We did a semi-blind playtest on Monday. I was there to answer direct questions but otherwise intended to be silent. As happens we also lost a player at the last minute so I also participated in the game which was regrettable.
They taught themselves the game from the rules, pretty much just reading it aloud in somewhat backwards order. This took roughly an hour. I can easily teach the game in under 15 minutes, but I also know it well. I’m a little unsurprised at the length involved as none of the players were prepared; they simply sat down, picked up the rules and attempted to learn the game from scratch A repeated complaint was the large number of forward and backward references in the rules. I’m not sure what, if anything to do about that. More distressing was that they did not use the introduction section to gain an overview of the game and thus provide context for the rest of the rules to fit into. Conversely I was pleased that there were no questions left unanswered by the rules and that all questions they did have were answered by the rules as written and roughly about where they thought that data would be.
The game also developed unusually. All initially claimed routes were adjacent in the initial exploration with many shared islands. Kahuna and a gift were purchased on the first turn of the game (first time ever for that). The game ended explosively with all players earning more than 30 prestige points in the last round. Final prestige scores ranged from ~56-75, which is a little ridiculous.
A few of the more specific complaints:
- Calling exploration costs bids, while accurate, was confusing. They understood the costs as a bid towards turn order but felt that calling it a bid suggested an auction for the route explored. I’ve changed that language.
- They missed the entire Game Start section (setting initial turn order and initial route explores). They suggested I either fold that into Setup or provide a link to Game Start (the immediately next section from the Setup section.
- They missed the ability to trade VPs for resources ability. The text was there but they skipped over it for some reason. As a result they were confused over how anyone accumulated shells during the game. When I pointed this out the paragraph they’d missed there were no surprises as to where the text was or confusions over its contents.
- Requests for simpler language in the (long) Delivery section.

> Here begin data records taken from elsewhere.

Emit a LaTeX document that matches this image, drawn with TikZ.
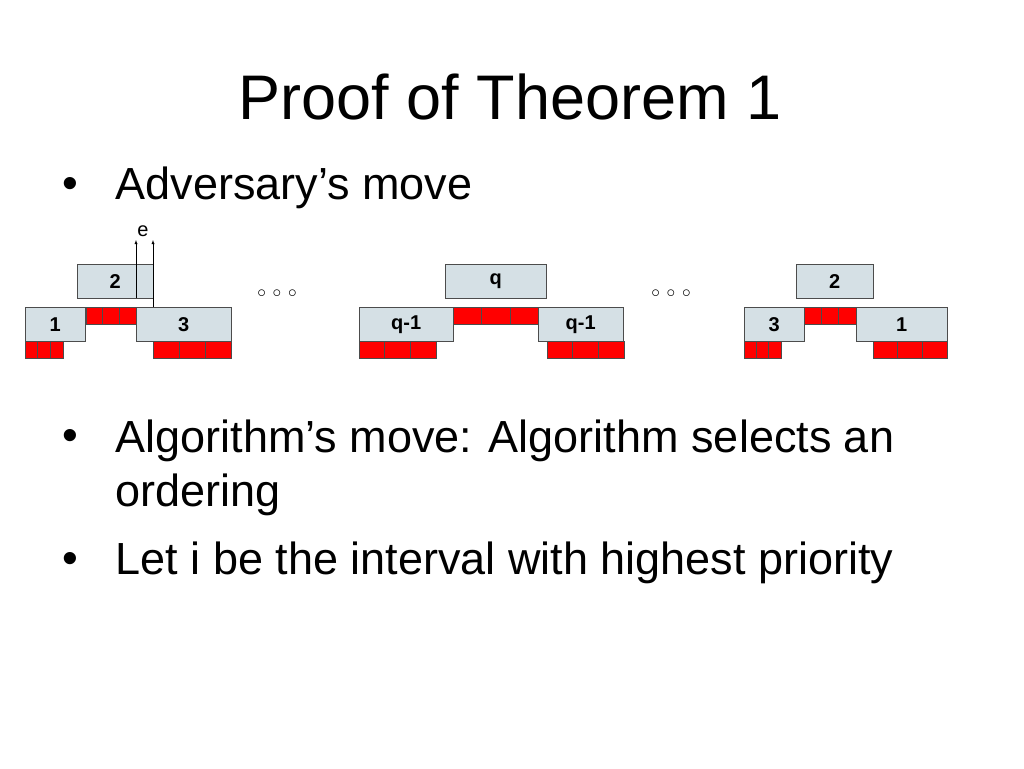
\documentclass[tikz,border=0pt]{standalone}
\usepackage{fontspec}
\setmainfont{Liberation Sans}
\usetikzlibrary{arrows}
\tikzstyle{interval} = [rectangle, draw=black!70, fill=cyan!25!gray!30, inner sep=0pt, font=\fontsize{20}{22}\selectfont\bfseries, anchor=north west]
\tikzstyle{cell} = [draw=black!70, fill=red]
\tikzstyle{bodytext} = [anchor=west, font=\fontsize{45}{54}\selectfont, align=left]
\tikzstyle{arrow} = [->,>=latex]
% red block of three cells: x0, x1, y0, y1
\newcommand{\redrow}[4]{\foreach \k in {0,1,2} {\draw [cell] ({#1+\k*(#2-#1)/3},#3) rectangle ({#1+(\k+1)*(#2-#1)/3},#4);}}

\begin{document}
\begin{tikzpicture}[x=1pt, y=-1pt]
    \useasboundingbox (0,0) rectangle (1024,768);
    % Text
    \node (title) at (510,97) {\fontsize{63}{70}\selectfont Proof of Theorem 1};
    \node (b1) at (70,188) {\fontsize{45}{54}\selectfont •};
    \node (t1) [bodytext] at (112,188) {Adversary’s move};
    \node (b2) at (70,440) {\fontsize{45}{54}\selectfont •};
    \node (t2) [bodytext, anchor=north west] at (112,416) {Algorithm’s move: Algorithm selects an\\ordering};
    \node (b3) at (70,563) {\fontsize{45}{54}\selectfont •};
    \node (t3) [bodytext] at (112,563) {Let i be the interval with highest priority};

    % Left group
    \redrow{86}{136}{307}{324}
    \redrow{25}{63}{341}{358}
    \redrow{153}{231}{341}{358}
    \node (lTwo) [interval, minimum width=76pt, minimum height=34pt] at (77,264) {2};
    \node (lOne) [interval, minimum width=60pt, minimum height=34pt] at (25,307) {1};
    \node (lThree) [interval, minimum width=95pt, minimum height=34pt] at (136,307) {3};
    \coordinate (eA) at (136,240);
    \coordinate (eB) at (153,240);
    \draw [arrow] (lTwo.south -| eA) -- (eA);
    \draw [arrow] (lThree.north -| eB) -- (eB);
    \node (e) at (143,231) {\fontsize{20}{22}\selectfont e};
    \node (dotsA) at (277,294) {\fontsize{16}{18}\selectfont $\circ\,\circ\,\circ$};

    % Middle group
    \redrow{453}{539}{307}{324}
    \redrow{359}{436}{341}{358}
    \redrow{547}{624}{341}{358}
    \node (mQ) [interval, minimum width=101pt, minimum height=34pt] at (445,264) {q};
    \node (mLeft) [interval, minimum width=94pt, minimum height=34pt] at (359,307) {q-1};
    \node (mRight) [interval, minimum width=85pt, minimum height=34pt] at (538,307) {q-1};
    \node (dotsB) at (671,294) {\fontsize{16}{18}\selectfont $\circ\,\circ\,\circ$};

    % Right group
    \redrow{804}{856}{307}{324}
    \redrow{744}{781}{341}{358}
    \redrow{873}{947}{341}{358}
    \node (rTwo) [interval, minimum width=77pt, minimum height=34pt] at (796,264) {2};
    \node (rThree) [interval, minimum width=60pt, minimum height=34pt] at (744,307) {3};
    \node (rOne) [interval, minimum width=91pt, minimum height=34pt] at (856,307) {1};
\end{tikzpicture}
\end{document}
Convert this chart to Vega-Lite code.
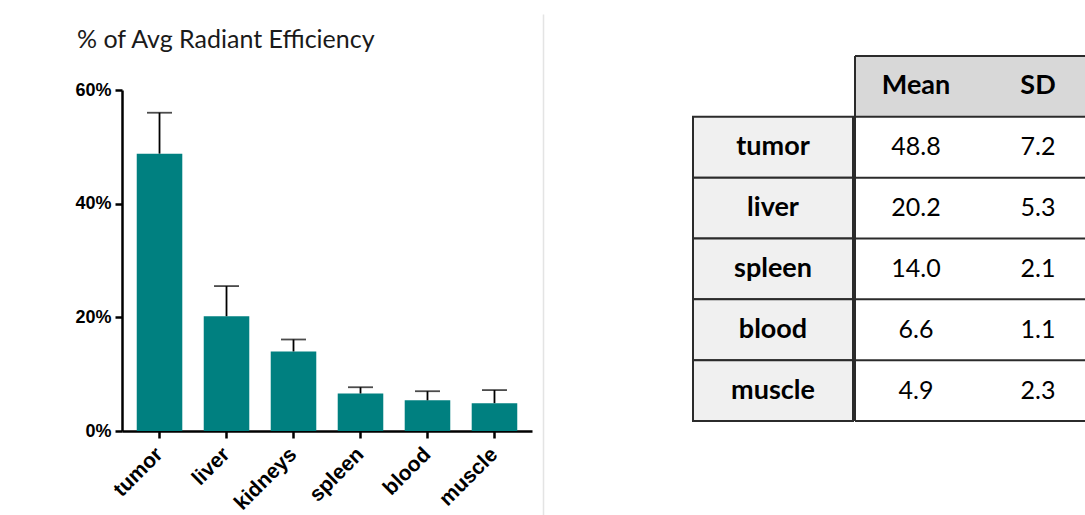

Done.
- They noticed that the rules did not specify that delivery resources were taken from supply. Fixed.
- Wayfinder was called out as a clearly visible antecedent design. They’re right. Added.
- Kahuna were considered confusing and likely unnecessary.
- Reciprocal giving caused an overly exponentially explosive end-game. This was considered a big problem. I agree. Reverted.
- Playtime was over 3 hours. That’s far longer than any other recent playtest. I’m not clear on why.
On the reaction level the summary roughly summates to:
- Very unclear what to do, what to head for, what to attempt from reading the rules
- Mechanically simple, surprisingly mechanically simple
- Too long
- A (ver)y good game that still needs rough edges knocked off
Changelog for the new rules:
- Bids are now costs
- Corrected later/lowest language for turn order
- One prestige for 3rd explore
- Simplified delivery language
- Specified that delivery payments are from the supply
- Removed market colour game ending.
- One prestige for an additional proa
- Kahuna moved at cost on delivery
- Added credit for Wayfinder
- Moved Prestige multiplier boundaries
- Reciprocal giving is gone (it was exponential in the end-game). Old-style gift/points are back.
I also reduced the prestige costs for extra explores and proas so as to make those choices more viable and interesting.